Input data:
▼
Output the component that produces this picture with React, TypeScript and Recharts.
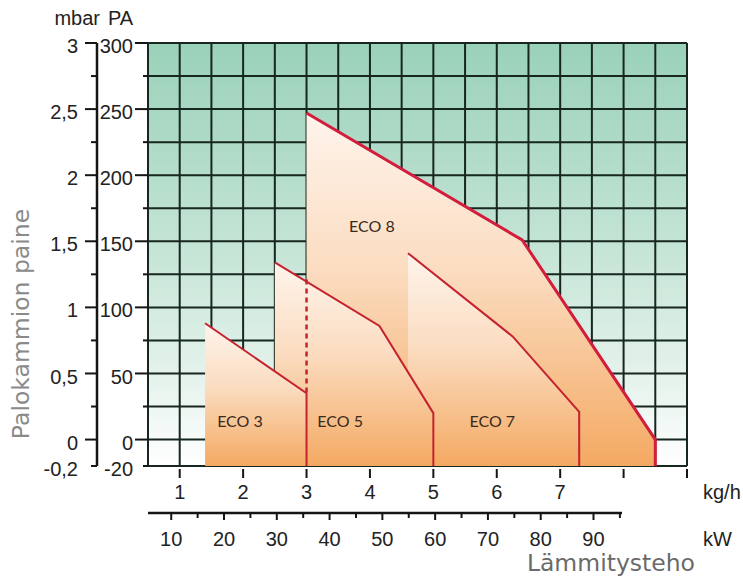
▲
▼
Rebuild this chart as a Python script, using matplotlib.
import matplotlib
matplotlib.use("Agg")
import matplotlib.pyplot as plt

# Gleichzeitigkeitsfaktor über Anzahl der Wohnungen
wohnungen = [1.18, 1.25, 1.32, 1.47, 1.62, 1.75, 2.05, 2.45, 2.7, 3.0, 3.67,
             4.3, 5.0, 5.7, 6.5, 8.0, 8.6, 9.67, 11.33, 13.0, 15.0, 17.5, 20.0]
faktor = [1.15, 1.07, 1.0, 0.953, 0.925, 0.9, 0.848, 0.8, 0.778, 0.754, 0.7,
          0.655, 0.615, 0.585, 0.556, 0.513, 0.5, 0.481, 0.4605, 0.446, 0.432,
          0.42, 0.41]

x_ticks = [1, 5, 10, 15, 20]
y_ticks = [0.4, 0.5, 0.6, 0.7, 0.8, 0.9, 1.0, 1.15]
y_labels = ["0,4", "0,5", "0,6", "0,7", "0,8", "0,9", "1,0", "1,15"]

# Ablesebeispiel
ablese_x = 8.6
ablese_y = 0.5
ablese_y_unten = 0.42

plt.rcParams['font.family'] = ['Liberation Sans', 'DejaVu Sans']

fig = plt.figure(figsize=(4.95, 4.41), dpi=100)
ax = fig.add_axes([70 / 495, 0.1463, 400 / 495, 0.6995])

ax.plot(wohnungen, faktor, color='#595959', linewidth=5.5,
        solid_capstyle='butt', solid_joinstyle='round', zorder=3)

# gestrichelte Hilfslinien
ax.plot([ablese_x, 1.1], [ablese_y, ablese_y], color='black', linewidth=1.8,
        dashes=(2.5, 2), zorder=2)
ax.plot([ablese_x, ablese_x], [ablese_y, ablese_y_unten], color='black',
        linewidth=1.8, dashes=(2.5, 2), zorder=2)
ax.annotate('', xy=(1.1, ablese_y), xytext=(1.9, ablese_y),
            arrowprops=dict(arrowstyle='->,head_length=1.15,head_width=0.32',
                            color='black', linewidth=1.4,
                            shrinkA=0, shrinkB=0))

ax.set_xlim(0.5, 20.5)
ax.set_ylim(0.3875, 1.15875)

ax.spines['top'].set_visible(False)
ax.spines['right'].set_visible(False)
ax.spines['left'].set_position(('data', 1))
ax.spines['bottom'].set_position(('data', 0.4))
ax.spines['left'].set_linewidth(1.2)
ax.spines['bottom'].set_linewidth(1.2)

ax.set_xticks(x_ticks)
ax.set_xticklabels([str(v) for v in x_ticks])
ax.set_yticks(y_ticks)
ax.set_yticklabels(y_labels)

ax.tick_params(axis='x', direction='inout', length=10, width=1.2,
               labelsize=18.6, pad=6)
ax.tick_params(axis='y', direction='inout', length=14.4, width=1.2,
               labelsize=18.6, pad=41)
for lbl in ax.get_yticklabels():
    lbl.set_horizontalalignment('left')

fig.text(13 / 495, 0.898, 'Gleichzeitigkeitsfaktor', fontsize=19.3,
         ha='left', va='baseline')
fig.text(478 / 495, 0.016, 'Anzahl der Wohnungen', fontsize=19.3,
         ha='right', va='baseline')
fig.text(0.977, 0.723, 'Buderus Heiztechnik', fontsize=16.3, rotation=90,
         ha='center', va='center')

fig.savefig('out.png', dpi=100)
▲
The exercise: From the entries above, extract only the lines running from the one containing "Rebuild this chart" through the one containing "import matplotlib.pyplot as plt", inclusive.

Solution to this task:
Rebuild this chart as a Python script, using matplotlib.
import matplotlib
matplotlib.use("Agg")
import matplotlib.pyplot as plt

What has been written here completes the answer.